▶ _Directions for this task_
Your task is to copy the listing exactly, with the pictures left out.

▶ _Material_
[Begin]

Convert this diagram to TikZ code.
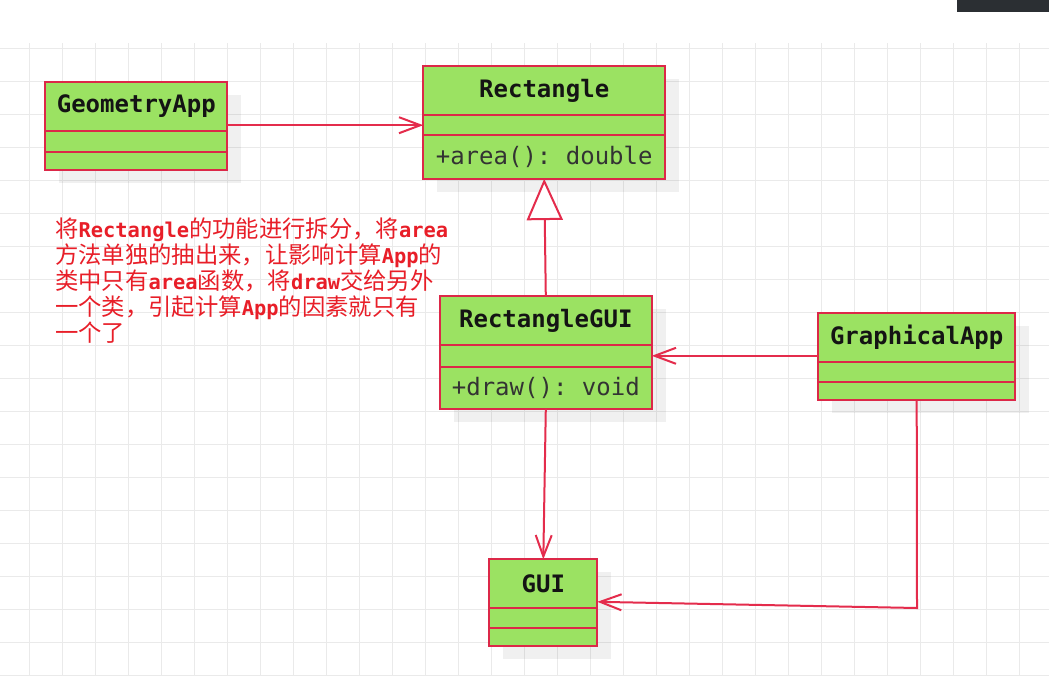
\documentclass[tikz,border=0pt]{standalone}
\usepackage{fontspec}
\setmonofont{DejaVu Sans Mono}
\newfontfamily\cjkfont{Noto Sans CJK SC}
\usepackage{tikz}
\usetikzlibrary{arrows.meta,positioning,calc,backgrounds}
\definecolor{umlgreen}{RGB}{155,226,98}
\definecolor{umlred}{RGB}{220,40,72}
\definecolor{linkred}{RGB}{228,44,76}
\definecolor{notered}{RGB}{232,30,40}
\definecolor{gridgray}{RGB}{234,234,234}
\definecolor{barblack}{RGB}{43,47,51}
\newcommand\lat[1]{{\ttfamily\bfseries\fontsize{15.3pt}{19.5pt}\selectfont #1}}

\begin{document}
\begin{tikzpicture}[
    x=0.75pt, y=-0.75pt,
    cls/.style={draw=umlred, fill=umlgreen, line width=1.5pt, outer sep=0pt, inner sep=0pt, anchor=north},
    clsname/.style={cls, minimum height=36.75pt, text=black!92, font=\ttfamily\bfseries\fontsize{18pt}{20pt}\selectfont},
    clsbox/.style={cls, text=black!80, font=\ttfamily\fontsize{18pt}{20pt}\selectfont},
    gridline/.style={draw=gridgray, line width=1pt},
    note/.style={anchor=north west, align=left, inner sep=0pt, text=notered, font=\cjkfont\fontsize{17.5pt}{19.5pt}\selectfont},
    assoc/.style={draw=linkred, line width=1.5pt, -{Straight Barb[length=16pt, width=12pt]}},
    inherit/.style={draw=linkred, line width=1.5pt, -{Triangle[fill=white, length=31pt, width=27pt]}}
]
\useasboundingbox (0,0) rectangle (1049,693);

% classes
\node[clsname, minimum width=136.5pt] (geo) at (136.3,82) {GeometryApp};
\node[clsbox, minimum width=136.5pt, minimum height=15.75pt, below=0pt of geo] (geo-a) {};
\node[clsbox, minimum width=136.5pt, minimum height=13.5pt, below=0pt of geo-a] (geo-m) {};

\node[clsname, minimum width=181.5pt] (rect) at (544.2,66) {Rectangle};
\node[clsbox, minimum width=181.5pt, minimum height=15.3pt, below=0pt of rect] (rect-a) {};
\node[clsbox, minimum width=181.5pt, minimum height=32.5pt, below=0pt of rect-a] (rect-m) {+area(): double};

\node[clsname, minimum width=159pt] (rgui) at (545.8,296) {RectangleGUI};
\node[clsbox, minimum width=159pt, minimum height=16.2pt, below=0pt of rgui] (rgui-a) {};
\node[clsbox, minimum width=159pt, minimum height=31.5pt, below=0pt of rgui-a] (rgui-m) {+draw(): void};

\node[clsname, minimum width=147.75pt] (gapp) at (916.7,312.7) {GraphicalApp};
\node[clsbox, minimum width=147.75pt, minimum height=15.2pt, below=0pt of gapp] (gapp-a) {};
\node[clsbox, minimum width=147.75pt, minimum height=13.8pt, below=0pt of gapp-a] (gapp-m) {};

\node[clsname, minimum width=81pt] (gui) at (543.3,559.3) {GUI};
\node[clsbox, minimum width=81pt, minimum height=15pt, below=0pt of gui] (gui-a) {};
\node[clsbox, minimum width=81pt, minimum height=13.5pt, below=0pt of gui-a] (gui-m) {};

% page, grid and shadows
\begin{scope}[on background layer]
\fill[white] (0,0) rectangle (1049,693);
\fill[barblack] (957,0) rectangle (1049,12);
\foreach \i in {0,...,19}
    \draw[gridline] (0,48.3+33*\i) -- (1049,48.3+33*\i);
\foreach \i in {0,...,30}
    \draw[gridline] (29.7+33*\i,43) -- (29.7+33*\i,675.3);
\foreach \c in {geo,rect,rgui,gapp,gui}
    \fill[black, opacity=0.06] ([shift={(14,13)}]\c.north west) rectangle ([shift={(14,13)}]\c-m.south east);
\end{scope}

% relations
\draw[assoc] (geo.east |- rect-a.west) -- (rect-a.west);
\draw[inherit] (rgui.north) -- (rect-m.south);
\draw[assoc] (gapp.west |- rgui-a.east) -- (rgui-a.east);
\draw[assoc] (rgui-m.south) -- (gui.north);
\coordinate (gapp-turn) at (917,608);
\draw[assoc] (gapp-m.south) -- (gapp-turn) -- ([yshift=-13.5pt]gui.east);

\node[note] (remark) at (55,218) {将\lat{Rectangle}的功能进行拆分，将\lat{area}\\
方法单独的抽出来，让影响计算\lat{App}的\\
类中只有\lat{area}函数，将\lat{draw}交给另外\\
一个类，引起计算\lat{App}的因素就只有\\
一个了};
\end{tikzpicture}
\end{document}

[End]

▶ _Answer to this problem_
Convert this diagram to TikZ code.
\documentclass[tikz,border=0pt]{standalone}
\usepackage{fontspec}
\setmonofont{DejaVu Sans Mono}
\newfontfamily\cjkfont{Noto Sans CJK SC}
\usepackage{tikz}
\usetikzlibrary{arrows.meta,positioning,calc,backgrounds}
\definecolor{umlgreen}{RGB}{155,226,98}
\definecolor{umlred}{RGB}{220,40,72}
\definecolor{linkred}{RGB}{228,44,76}
\definecolor{notered}{RGB}{232,30,40}
\definecolor{gridgray}{RGB}{234,234,234}
\definecolor{barblack}{RGB}{43,47,51}
\newcommand\lat[1]{{\ttfamily\bfseries\fontsize{15.3pt}{19.5pt}\selectfont #1}}

\begin{document}
\begin{tikzpicture}[
    x=0.75pt, y=-0.75pt,
    cls/.style={draw=umlred, fill=umlgreen, line width=1.5pt, outer sep=0pt, inner sep=0pt, anchor=north},
    clsname/.style={cls, minimum height=36.75pt, text=black!92, font=\ttfamily\bfseries\fontsize{18pt}{20pt}\selectfont},
    clsbox/.style={cls, text=black!80, font=\ttfamily\fontsize{18pt}{20pt}\selectfont},
    gridline/.style={draw=gridgray, line width=1pt},
    note/.style={anchor=north west, align=left, inner sep=0pt, text=notered, font=\cjkfont\fontsize{17.5pt}{19.5pt}\selectfont},
    assoc/.style={draw=linkred, line width=1.5pt, -{Straight Barb[length=16pt, width=12pt]}},
    inherit/.style={draw=linkred, line width=1.5pt, -{Triangle[fill=white, length=31pt, width=27pt]}}
]
\useasboundingbox (0,0) rectangle (1049,693);

% classes
\node[clsname, minimum width=136.5pt] (geo) at (136.3,82) {GeometryApp};
\node[clsbox, minimum width=136.5pt, minimum height=15.75pt, below=0pt of geo] (geo-a) {};
\node[clsbox, minimum width=136.5pt, minimum height=13.5pt, below=0pt of geo-a] (geo-m) {};

\node[clsname, minimum width=181.5pt] (rect) at (544.2,66) {Rectangle};
\node[clsbox, minimum width=181.5pt, minimum height=15.3pt, below=0pt of rect] (rect-a) {};
\node[clsbox, minimum width=181.5pt, minimum height=32.5pt, below=0pt of rect-a] (rect-m) {+area(): double};

\node[clsname, minimum width=159pt] (rgui) at (545.8,296) {RectangleGUI};
\node[clsbox, minimum width=159pt, minimum height=16.2pt, below=0pt of rgui] (rgui-a) {};
\node[clsbox, minimum width=159pt, minimum height=31.5pt, below=0pt of rgui-a] (rgui-m) {+draw(): void};

\node[clsname, minimum width=147.75pt] (gapp) at (916.7,312.7) {GraphicalApp};
\node[clsbox, minimum width=147.75pt, minimum height=15.2pt, below=0pt of gapp] (gapp-a) {};
\node[clsbox, minimum width=147.75pt, minimum height=13.8pt, below=0pt of gapp-a] (gapp-m) {};

\node[clsname, minimum width=81pt] (gui) at (543.3,559.3) {GUI};
\node[clsbox, minimum width=81pt, minimum height=15pt, below=0pt of gui] (gui-a) {};
\node[clsbox, minimum width=81pt, minimum height=13.5pt, below=0pt of gui-a] (gui-m) {};

% page, grid and shadows
\begin{scope}[on background layer]
\fill[white] (0,0) rectangle (1049,693);
\fill[barblack] (957,0) rectangle (1049,12);
\foreach \i in {0,...,19}
    \draw[gridline] (0,48.3+33*\i) -- (1049,48.3+33*\i);
\foreach \i in {0,...,30}
    \draw[gridline] (29.7+33*\i,43) -- (29.7+33*\i,675.3);
\foreach \c in {geo,rect,rgui,gapp,gui}
    \fill[black, opacity=0.06] ([shift={(14,13)}]\c.north west) rectangle ([shift={(14,13)}]\c-m.south east);
\end{scope}

% relations
\draw[assoc] (geo.east |- rect-a.west) -- (rect-a.west);
\draw[inherit] (rgui.north) -- (rect-m.south);
\draw[assoc] (gapp.west |- rgui-a.east) -- (rgui-a.east);
\draw[assoc] (rgui-m.south) -- (gui.north);
\coordinate (gapp-turn) at (917,608);
\draw[assoc] (gapp-m.south) -- (gapp-turn) -- ([yshift=-13.5pt]gui.east);

\node[note] (remark) at (55,218) {将\lat{Rectangle}的功能进行拆分，将\lat{area}\\
方法单独的抽出来，让影响计算\lat{App}的\\
类中只有\lat{area}函数，将\lat{draw}交给另外\\
一个类，引起计算\lat{App}的因素就只有\\
一个了};
\end{tikzpicture}
\end{document}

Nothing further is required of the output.